A National Logistics Portal is being developed which will serve as a transactional e-marketplace by connecting buyers, logistics service providers and relevant government agencies. The portal will be a single window market place to link all stakeholders.
A technology innovation project of India-Japan bilateral cooperation, Logistics Data Bank Project has already been commissioned to track containers on a ‘near-real-time’ basis. This is one of the initiatives of Government of India as part of its Ease of Doing Business initiative wherein RFID tags are placed on every container coming out of the ports to track its movement.
The project has already expanded to various ports (JNPT, Mundra, Hazira, Chennai, Paradip, Kattupalli, Ennore, Krishnapatnam, Mumbai, Murmogao, Visakhapatnam, New Mangalore and Kolkata) in India and has covered around 90 per cent of total container volumes in India.
The Baba Kalyani led committee constituted by the Ministry of Commerce& Industry to study the existing SEZ policy of India has submitted its report to the Commerce and Industry Minister.
The objectives of the committee were to evaluate the SEZ policy and make it WTO compatible, suggest measures for maximising utilisation of vacant land in SEZs, suggest changes in the SEZ policy based on international experience and merge the SEZ policy with other Government schemes like coastal economic zones, Delhi-Mumbai industrial corridor, national industrial manufacturing zones and food and textiles parks.

The Government of India has set a target of creating 100 million jobs and achieving 25 per cent of GDP from the manufacturing sector by 2022, as part of its flagship ‘Make in India’ programme.
Furthermore, the Government plans to increase manufacturing value to USD 1.2 trillion by 2025. While these are ambitious plans to propel India into a growth trajectory, it requires evaluation of existing policy frameworks to catalyse manufacturing sector growth. At the same time, policy needs to be complied with the relevant WTO regulations.
Industrial corridor programme envisages creation of world class infrastructure, connectivity and new greenfield smart cities as global manufacturing hubs which will create large employment opportunities. The Delhi Mumbai Industrial Corridor (DMIC) Project has made substantial progress with trunk infrastructure development activities nearing completion at four locations in Gujarat, Maharashtra, Uttar Pradesh and Madhya Pradesh.
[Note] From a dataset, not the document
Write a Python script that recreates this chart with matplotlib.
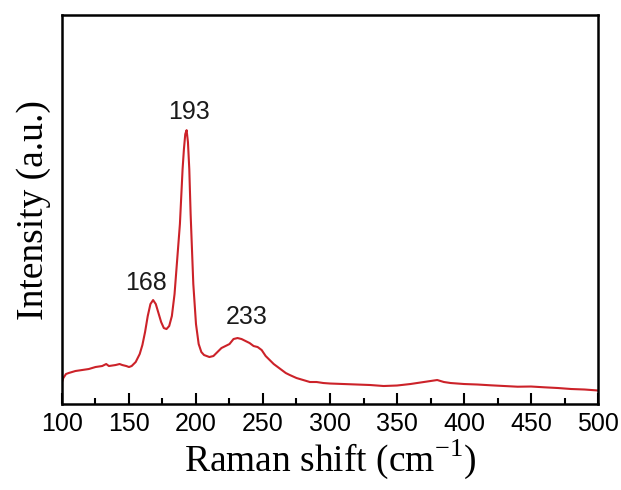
import matplotlib
matplotlib.use("Agg")
from matplotlib import pyplot as plt
from matplotlib.ticker import MultipleLocator

# Raman shift (cm^-1) and intensity (arb. units)
shift=[100,101,103,105,110,115,120,125,130,133,135,140,143,145,148,150,152,155,158,160,
       162,164,166,168,170,172,174,176,178,180,182,184,186,188,190,191,192,193,194,195,
       196,198,200,202,204,206,208,210,213,216,219,222,225,228,231,234,237,240,243,246,
       249,252,255,258,261,264,267,270,275,280,285,290,295,300,310,320,330,340,350,360,
       370,375,380,385,390,400,410,420,430,440,450,460,470,480,490,500]
intensity=[22,26,30,31,33,34,35,37,38,40,38,39,40,39,38,37,38,42,50,59,
           72,88,100,104,100,91,82,76,75,78,88,110,145,180,235,255,270,274,262,235,
           190,120,80,60,52,49,48,47,48,52,56,58,60,65,66,65,63,61,58,57,
           54,48,44,40,37,34,31,29,26,24,22,22,21,20.5,20,19.5,19,18,18.5,20,
           22,23,24,22,21,20,19.5,18.7,18,17.3,17.5,16.7,16,15,14.5,13.5]

peak_labels=["168","193","233"]
peak_pos=[(162.7,121),(194.5,292),(237.8,87)]

plt.rcParams["mathtext.fontset"]="custom"
plt.rcParams["mathtext.rm"]="Liberation Serif"

fig=plt.figure(figsize=(6.21,4.90),dpi=100)
ax=fig.add_axes([0.0998,0.1755,0.8632,0.7935])
ax.plot(shift,intensity,color="#cc2229",lw=1.5)

for lab,(px,py) in zip(peak_labels,peak_pos):
    ax.text(px,py,lab,ha="center",va="center",fontsize=18,family="Liberation Sans",color="#1a1a1a")

ax.set_xlim(100,500)
ax.set_ylim(0,389)
ax.xaxis.set_major_locator(MultipleLocator(50))
ax.xaxis.set_minor_locator(MultipleLocator(25))
ax.set_yticks([])
ax.tick_params(axis="x",which="major",direction="in",length=8,width=1.5,labelsize=18,pad=6)
ax.tick_params(axis="x",which="minor",direction="in",length=4,width=1.5)
for t in ax.get_xticklabels():
    t.set_family("Liberation Sans")
for s in ax.spines.values():
    s.set_linewidth(1.8)

ax.set_xlabel(r"Raman shift (cm$^{\mathrm{-1}}$)",family="Liberation Serif",fontsize=27,labelpad=1)
ax.set_ylabel("Intensity (a.u.)",family="Liberation Serif",fontsize=27,labelpad=8)

fig.savefig("out.png",dpi=100)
Allotment of developed land to industries has begun in these places and 56 plots constituting 335.51
acres have already been allotted. This is expected to bring an investment of about Rs 8,354 crore over a period of 3-5 years.
Based on the initial success of DMIC project, the Government has also started planning and development activities in four other industrial corridor projects ie Amritsar Kolkata Industrial Corridor (AKIC), Chennai Bengaluru Industrial Corridor (CBIC), Bengaluru Mumbai Economic Corridor (BMEC) and East Coast Economic Corridor (ECEC) from Kolkata to Chennai. Trunk infrastructure activities in these corridor projects are planned to be initiated from next year.

India Trade Promotion Organisation (ITPO) is the trade promotion agency of the Ministry of Commerce and Industry and is a venue for exhibitions and conventions at its ground in Pragati Maidan in New Delhi. It has an area of nearly 150 acres and 625,000 square metres exhibition space. It was demolished in April, 2017 for re-development and after completion will be the biggest exhibition centre in Delhi.
The ITPO holds the India International Trade Fair (IITF) since 1980 every year. It is a premier international trade fair and has evolved as a major event for business community.
Around 800 participants from States, government departments, domestic and international companies are taking part with considerable participation of rural artisans, craftsmen and SME entrepreneurs. The Fair received foreign participation from Afghanistan, China, Hong Kong, Kyrgyzstan, Iran, Myanmar, Nepal, Netherlands, South Africa, South Korea, Thailand, Turkey, Tunisia, Vietnam and UAE.